**Your objective**: The line containing "const emptyRight = [0, 0, 0];" marks the end: extract everything from the first line of the data through that line, exactly, with no pictures.

* Begin Raw data *

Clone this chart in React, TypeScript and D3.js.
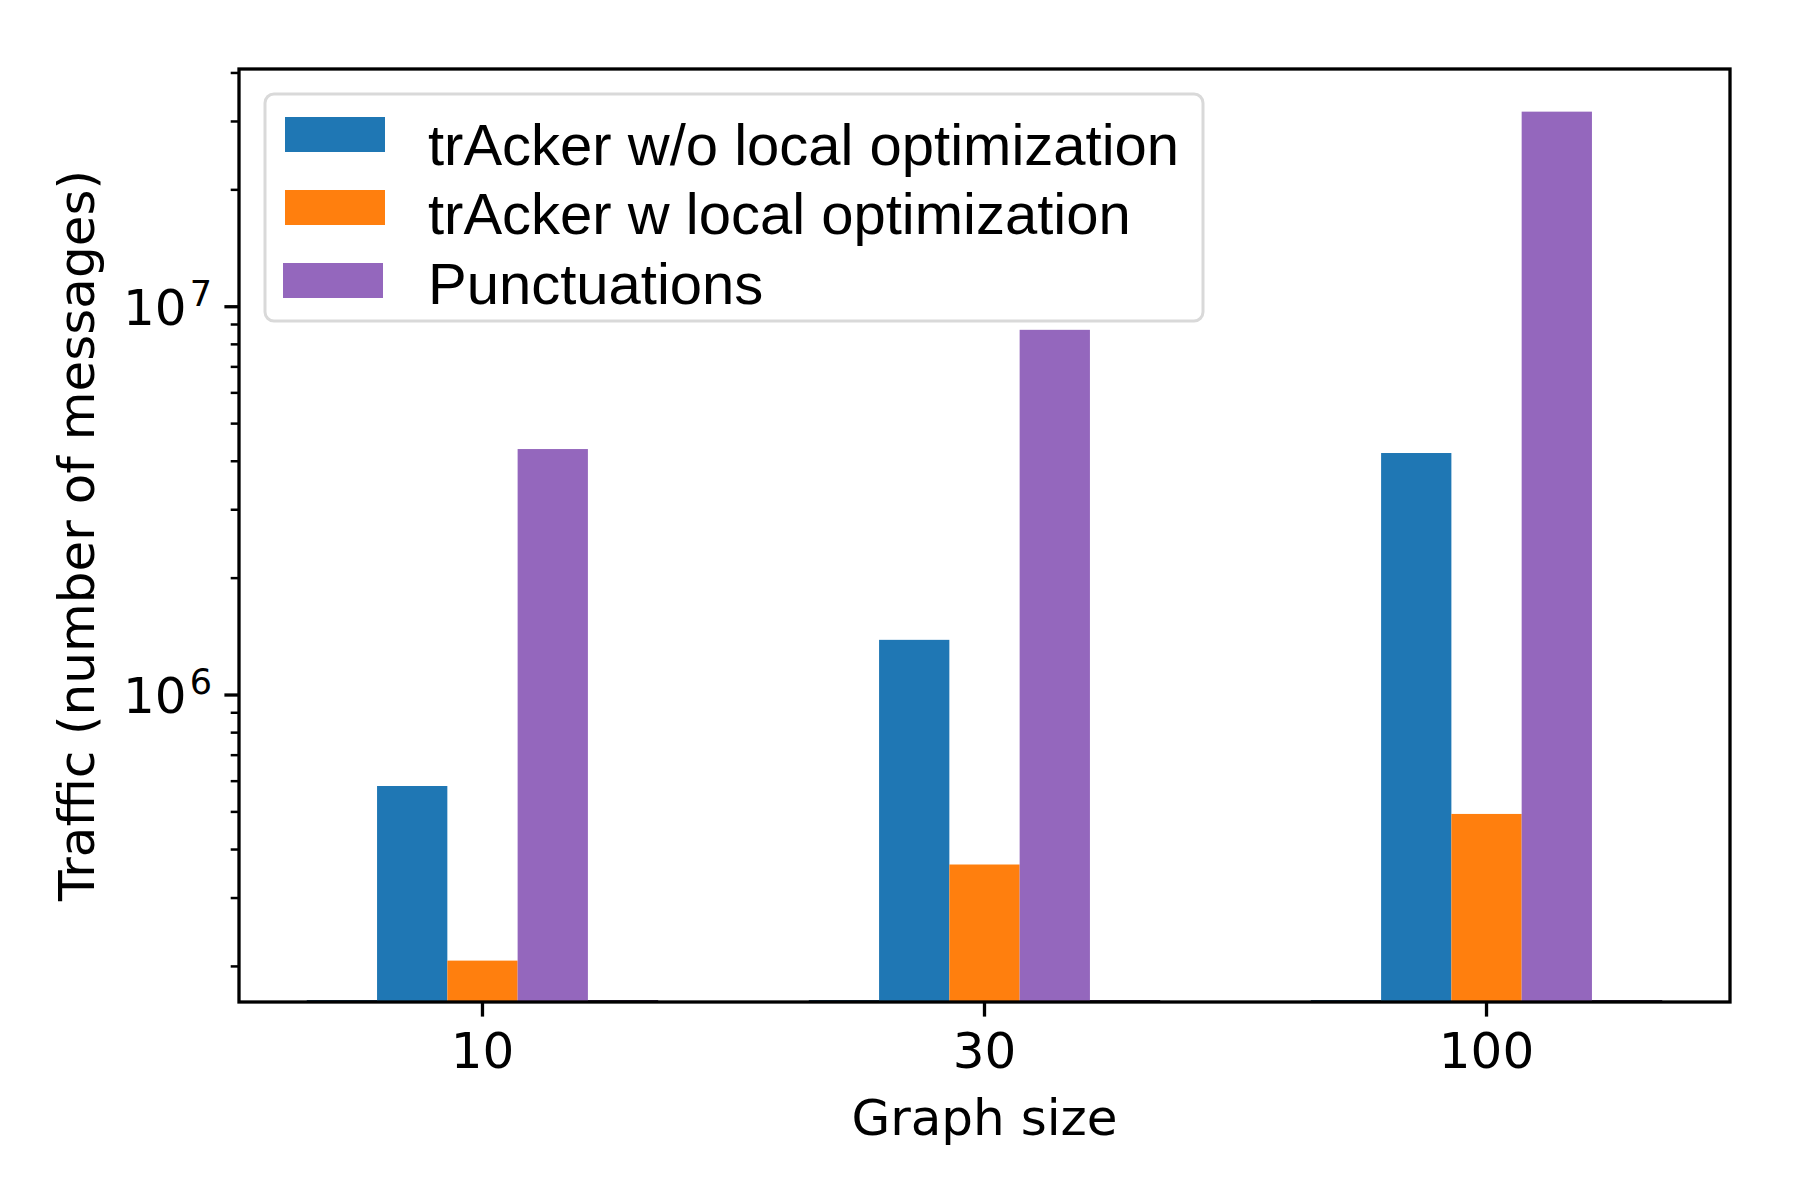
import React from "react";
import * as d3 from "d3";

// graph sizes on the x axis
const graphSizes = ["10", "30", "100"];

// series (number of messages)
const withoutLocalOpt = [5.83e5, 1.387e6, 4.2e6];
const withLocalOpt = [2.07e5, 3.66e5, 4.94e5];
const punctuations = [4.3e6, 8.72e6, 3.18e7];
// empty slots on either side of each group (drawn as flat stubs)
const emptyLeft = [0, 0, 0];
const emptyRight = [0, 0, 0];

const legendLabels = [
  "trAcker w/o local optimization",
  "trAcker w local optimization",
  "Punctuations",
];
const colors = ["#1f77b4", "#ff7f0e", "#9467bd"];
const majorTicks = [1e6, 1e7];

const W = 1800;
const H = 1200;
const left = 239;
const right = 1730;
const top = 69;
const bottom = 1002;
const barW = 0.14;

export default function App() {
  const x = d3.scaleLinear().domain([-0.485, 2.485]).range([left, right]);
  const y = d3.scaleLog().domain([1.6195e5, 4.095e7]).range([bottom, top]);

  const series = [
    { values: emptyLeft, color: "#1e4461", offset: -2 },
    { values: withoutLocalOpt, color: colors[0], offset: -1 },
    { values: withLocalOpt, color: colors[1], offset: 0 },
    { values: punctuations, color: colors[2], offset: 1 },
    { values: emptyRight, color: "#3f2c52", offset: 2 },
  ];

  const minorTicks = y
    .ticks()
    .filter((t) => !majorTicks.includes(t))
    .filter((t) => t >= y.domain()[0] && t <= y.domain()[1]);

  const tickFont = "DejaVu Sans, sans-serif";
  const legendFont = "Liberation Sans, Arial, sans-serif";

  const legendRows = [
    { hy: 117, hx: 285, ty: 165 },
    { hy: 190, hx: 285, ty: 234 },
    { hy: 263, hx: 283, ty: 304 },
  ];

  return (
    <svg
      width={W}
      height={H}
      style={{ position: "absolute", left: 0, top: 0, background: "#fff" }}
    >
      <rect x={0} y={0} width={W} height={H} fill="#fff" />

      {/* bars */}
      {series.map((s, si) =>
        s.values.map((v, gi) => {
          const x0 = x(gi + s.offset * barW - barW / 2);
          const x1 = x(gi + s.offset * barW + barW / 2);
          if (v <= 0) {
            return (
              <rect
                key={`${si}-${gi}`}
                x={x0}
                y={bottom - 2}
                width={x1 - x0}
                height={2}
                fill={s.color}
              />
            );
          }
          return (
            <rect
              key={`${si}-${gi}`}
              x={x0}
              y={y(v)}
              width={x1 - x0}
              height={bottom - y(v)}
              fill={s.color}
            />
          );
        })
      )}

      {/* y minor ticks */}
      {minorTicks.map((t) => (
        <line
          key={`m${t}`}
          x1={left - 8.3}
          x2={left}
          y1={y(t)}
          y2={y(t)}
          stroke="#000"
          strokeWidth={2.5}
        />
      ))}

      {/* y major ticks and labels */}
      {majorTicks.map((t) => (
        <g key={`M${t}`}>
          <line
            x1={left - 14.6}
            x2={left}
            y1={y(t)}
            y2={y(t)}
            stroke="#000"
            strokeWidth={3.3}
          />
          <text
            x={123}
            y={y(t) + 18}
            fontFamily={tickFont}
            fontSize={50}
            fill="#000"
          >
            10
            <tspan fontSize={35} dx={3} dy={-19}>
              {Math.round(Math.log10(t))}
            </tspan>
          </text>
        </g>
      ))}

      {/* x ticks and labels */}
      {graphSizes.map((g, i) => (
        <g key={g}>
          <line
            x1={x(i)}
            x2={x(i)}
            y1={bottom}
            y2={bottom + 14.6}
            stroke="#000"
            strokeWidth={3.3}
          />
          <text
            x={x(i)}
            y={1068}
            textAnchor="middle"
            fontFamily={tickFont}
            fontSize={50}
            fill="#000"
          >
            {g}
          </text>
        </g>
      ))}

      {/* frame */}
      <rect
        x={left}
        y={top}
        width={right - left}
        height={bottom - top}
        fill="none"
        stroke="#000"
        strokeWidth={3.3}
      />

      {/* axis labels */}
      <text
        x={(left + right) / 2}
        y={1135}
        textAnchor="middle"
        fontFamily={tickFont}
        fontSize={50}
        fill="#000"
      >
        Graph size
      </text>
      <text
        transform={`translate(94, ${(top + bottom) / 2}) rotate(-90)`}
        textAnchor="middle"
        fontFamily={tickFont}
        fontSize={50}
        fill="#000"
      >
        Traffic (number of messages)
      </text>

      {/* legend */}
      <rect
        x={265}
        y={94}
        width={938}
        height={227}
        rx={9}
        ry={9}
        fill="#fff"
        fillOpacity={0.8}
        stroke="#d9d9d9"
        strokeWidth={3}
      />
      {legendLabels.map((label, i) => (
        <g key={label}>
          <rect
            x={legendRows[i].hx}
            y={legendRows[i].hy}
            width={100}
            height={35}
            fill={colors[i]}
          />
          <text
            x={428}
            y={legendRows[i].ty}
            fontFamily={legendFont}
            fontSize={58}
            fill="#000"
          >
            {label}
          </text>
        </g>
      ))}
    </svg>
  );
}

* End Raw data *

**Solution to this exercise**:
Clone this chart in React, TypeScript and D3.js.
import React from "react";
import * as d3 from "d3";

// graph sizes on the x axis
const graphSizes = ["10", "30", "100"];

// series (number of messages)
const withoutLocalOpt = [5.83e5, 1.387e6, 4.2e6];
const withLocalOpt = [2.07e5, 3.66e5, 4.94e5];
const punctuations = [4.3e6, 8.72e6, 3.18e7];
// empty slots on either side of each group (drawn as flat stubs)
const emptyLeft = [0, 0, 0];
const emptyRight = [0, 0, 0];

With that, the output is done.